INSTRUCTIONS FOR THE TASK => Write out the data below in full, unchanged, minus the images.

[start]

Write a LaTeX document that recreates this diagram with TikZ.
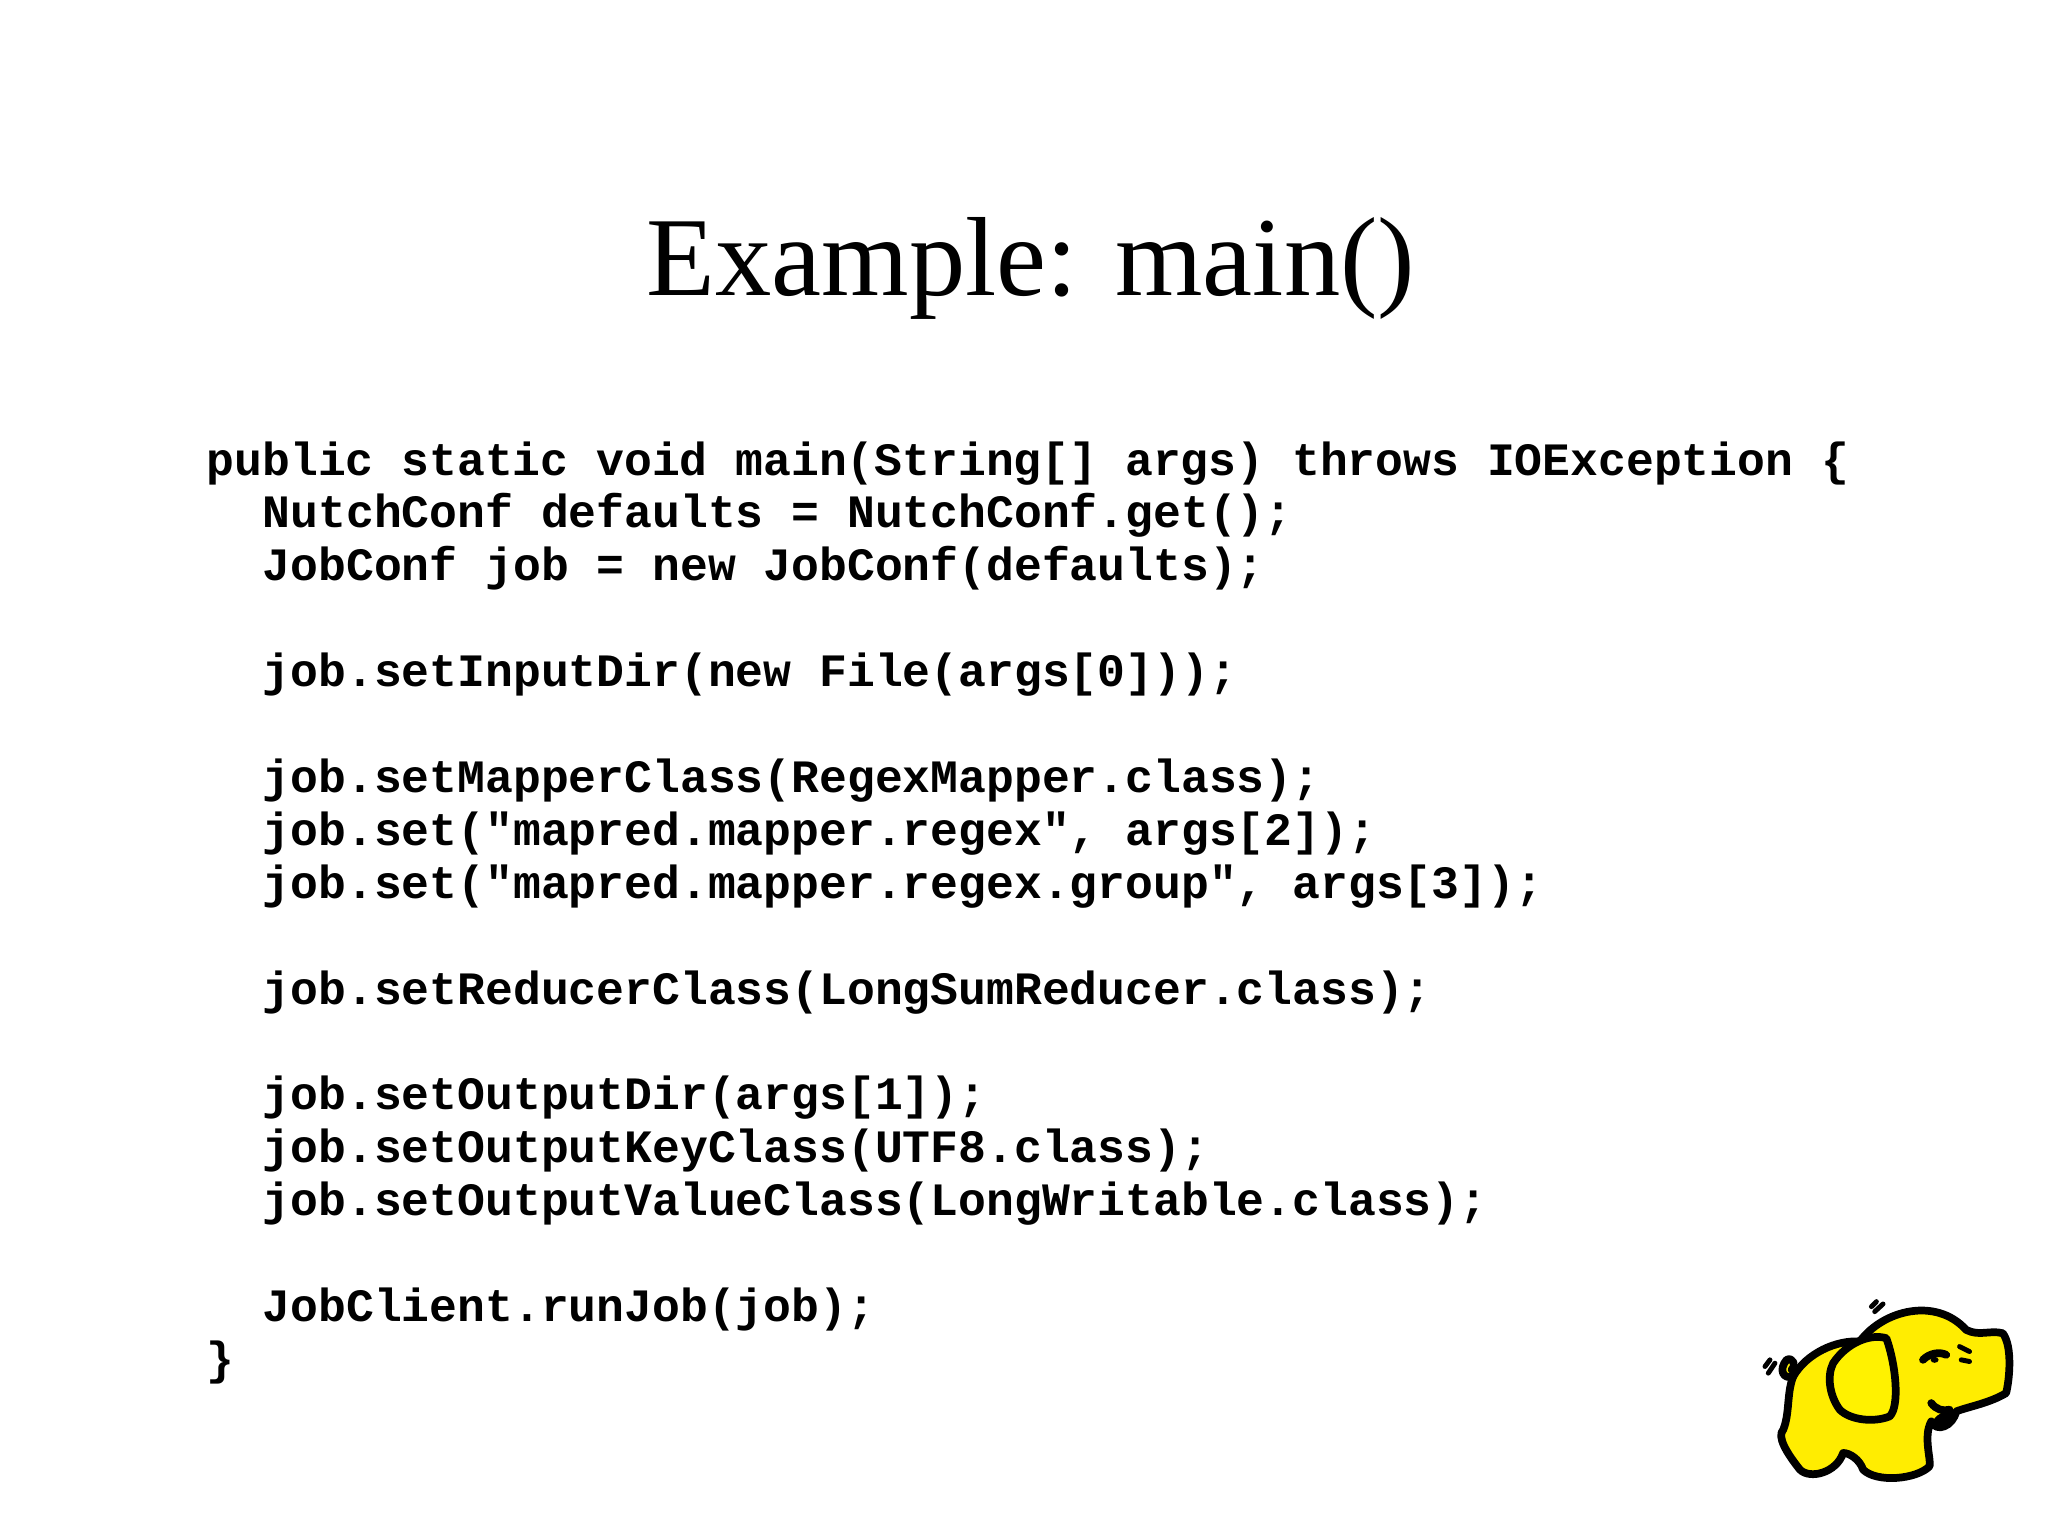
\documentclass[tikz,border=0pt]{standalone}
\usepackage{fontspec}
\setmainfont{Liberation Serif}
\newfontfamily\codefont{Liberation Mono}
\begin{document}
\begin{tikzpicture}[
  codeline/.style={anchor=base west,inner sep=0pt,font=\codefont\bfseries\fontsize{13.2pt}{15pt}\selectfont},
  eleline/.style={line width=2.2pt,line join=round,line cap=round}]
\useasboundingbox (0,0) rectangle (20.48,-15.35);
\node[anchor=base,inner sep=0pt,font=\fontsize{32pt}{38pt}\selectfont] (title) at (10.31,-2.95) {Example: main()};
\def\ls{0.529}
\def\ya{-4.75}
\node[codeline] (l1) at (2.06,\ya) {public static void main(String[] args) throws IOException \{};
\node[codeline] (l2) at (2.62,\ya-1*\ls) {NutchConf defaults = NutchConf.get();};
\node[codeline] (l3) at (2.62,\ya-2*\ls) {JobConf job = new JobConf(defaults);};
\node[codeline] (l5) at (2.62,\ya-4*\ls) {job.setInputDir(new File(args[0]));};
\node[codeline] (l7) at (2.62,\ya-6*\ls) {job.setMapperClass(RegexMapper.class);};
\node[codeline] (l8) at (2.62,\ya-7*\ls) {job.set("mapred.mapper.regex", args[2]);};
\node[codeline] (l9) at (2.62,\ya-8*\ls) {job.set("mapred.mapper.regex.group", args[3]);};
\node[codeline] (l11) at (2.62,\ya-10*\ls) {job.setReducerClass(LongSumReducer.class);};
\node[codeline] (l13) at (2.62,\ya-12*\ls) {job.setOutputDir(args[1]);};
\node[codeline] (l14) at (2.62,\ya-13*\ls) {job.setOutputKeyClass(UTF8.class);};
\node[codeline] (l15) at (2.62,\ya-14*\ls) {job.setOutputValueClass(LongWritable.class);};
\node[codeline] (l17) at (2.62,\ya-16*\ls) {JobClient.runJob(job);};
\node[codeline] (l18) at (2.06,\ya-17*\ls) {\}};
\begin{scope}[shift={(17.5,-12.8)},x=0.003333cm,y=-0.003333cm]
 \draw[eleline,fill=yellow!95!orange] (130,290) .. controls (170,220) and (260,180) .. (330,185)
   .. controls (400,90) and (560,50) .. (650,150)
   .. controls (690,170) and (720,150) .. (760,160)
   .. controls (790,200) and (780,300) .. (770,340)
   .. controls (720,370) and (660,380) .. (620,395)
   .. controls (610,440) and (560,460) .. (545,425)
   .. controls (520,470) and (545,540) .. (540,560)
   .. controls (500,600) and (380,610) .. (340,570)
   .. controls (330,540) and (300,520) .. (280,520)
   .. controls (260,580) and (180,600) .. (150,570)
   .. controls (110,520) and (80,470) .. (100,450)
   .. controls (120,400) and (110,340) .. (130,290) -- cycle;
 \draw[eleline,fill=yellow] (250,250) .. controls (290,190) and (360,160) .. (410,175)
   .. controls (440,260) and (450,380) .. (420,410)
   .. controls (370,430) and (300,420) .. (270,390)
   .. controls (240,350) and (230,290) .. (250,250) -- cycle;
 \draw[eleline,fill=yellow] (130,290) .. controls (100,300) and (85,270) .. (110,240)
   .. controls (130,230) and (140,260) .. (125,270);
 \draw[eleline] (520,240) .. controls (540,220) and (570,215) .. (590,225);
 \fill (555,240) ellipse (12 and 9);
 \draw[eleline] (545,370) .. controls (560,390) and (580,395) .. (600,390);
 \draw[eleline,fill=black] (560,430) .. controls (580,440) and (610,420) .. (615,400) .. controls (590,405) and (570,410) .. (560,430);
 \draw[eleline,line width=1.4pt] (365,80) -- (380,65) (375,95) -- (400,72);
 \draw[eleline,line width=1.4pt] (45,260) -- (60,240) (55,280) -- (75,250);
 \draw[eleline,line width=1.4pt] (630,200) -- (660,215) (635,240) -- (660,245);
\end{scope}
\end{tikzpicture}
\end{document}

[end]

RESPONSE TO THE EXERCISE =>
Write a LaTeX document that recreates this diagram with TikZ.
\documentclass[tikz,border=0pt]{standalone}
\usepackage{fontspec}
\setmainfont{Liberation Serif}
\newfontfamily\codefont{Liberation Mono}
\begin{document}
\begin{tikzpicture}[
  codeline/.style={anchor=base west,inner sep=0pt,font=\codefont\bfseries\fontsize{13.2pt}{15pt}\selectfont},
  eleline/.style={line width=2.2pt,line join=round,line cap=round}]
\useasboundingbox (0,0) rectangle (20.48,-15.35);
\node[anchor=base,inner sep=0pt,font=\fontsize{32pt}{38pt}\selectfont] (title) at (10.31,-2.95) {Example: main()};
\def\ls{0.529}
\def\ya{-4.75}
\node[codeline] (l1) at (2.06,\ya) {public static void main(String[] args) throws IOException \{};
\node[codeline] (l2) at (2.62,\ya-1*\ls) {NutchConf defaults = NutchConf.get();};
\node[codeline] (l3) at (2.62,\ya-2*\ls) {JobConf job = new JobConf(defaults);};
\node[codeline] (l5) at (2.62,\ya-4*\ls) {job.setInputDir(new File(args[0]));};
\node[codeline] (l7) at (2.62,\ya-6*\ls) {job.setMapperClass(RegexMapper.class);};
\node[codeline] (l8) at (2.62,\ya-7*\ls) {job.set("mapred.mapper.regex", args[2]);};
\node[codeline] (l9) at (2.62,\ya-8*\ls) {job.set("mapred.mapper.regex.group", args[3]);};
\node[codeline] (l11) at (2.62,\ya-10*\ls) {job.setReducerClass(LongSumReducer.class);};
\node[codeline] (l13) at (2.62,\ya-12*\ls) {job.setOutputDir(args[1]);};
\node[codeline] (l14) at (2.62,\ya-13*\ls) {job.setOutputKeyClass(UTF8.class);};
\node[codeline] (l15) at (2.62,\ya-14*\ls) {job.setOutputValueClass(LongWritable.class);};
\node[codeline] (l17) at (2.62,\ya-16*\ls) {JobClient.runJob(job);};
\node[codeline] (l18) at (2.06,\ya-17*\ls) {\}};
\begin{scope}[shift={(17.5,-12.8)},x=0.003333cm,y=-0.003333cm]
 \draw[eleline,fill=yellow!95!orange] (130,290) .. controls (170,220) and (260,180) .. (330,185)
   .. controls (400,90) and (560,50) .. (650,150)
   .. controls (690,170) and (720,150) .. (760,160)
   .. controls (790,200) and (780,300) .. (770,340)
   .. controls (720,370) and (660,380) .. (620,395)
   .. controls (610,440) and (560,460) .. (545,425)
   .. controls (520,470) and (545,540) .. (540,560)
   .. controls (500,600) and (380,610) .. (340,570)
   .. controls (330,540) and (300,520) .. (280,520)
   .. controls (260,580) and (180,600) .. (150,570)
   .. controls (110,520) and (80,470) .. (100,450)
   .. controls (120,400) and (110,340) .. (130,290) -- cycle;
 \draw[eleline,fill=yellow] (250,250) .. controls (290,190) and (360,160) .. (410,175)
   .. controls (440,260) and (450,380) .. (420,410)
   .. controls (370,430) and (300,420) .. (270,390)
   .. controls (240,350) and (230,290) .. (250,250) -- cycle;
 \draw[eleline,fill=yellow] (130,290) .. controls (100,300) and (85,270) .. (110,240)
   .. controls (130,230) and (140,260) .. (125,270);
 \draw[eleline] (520,240) .. controls (540,220) and (570,215) .. (590,225);
 \fill (555,240) ellipse (12 and 9);
 \draw[eleline] (545,370) .. controls (560,390) and (580,395) .. (600,390);
 \draw[eleline,fill=black] (560,430) .. controls (580,440) and (610,420) .. (615,400) .. controls (590,405) and (570,410) .. (560,430);
 \draw[eleline,line width=1.4pt] (365,80) -- (380,65) (375,95) -- (400,72);
 \draw[eleline,line width=1.4pt] (45,260) -- (60,240) (55,280) -- (75,250);
 \draw[eleline,line width=1.4pt] (630,200) -- (660,215) (635,240) -- (660,245);
\end{scope}
\end{tikzpicture}
\end{document}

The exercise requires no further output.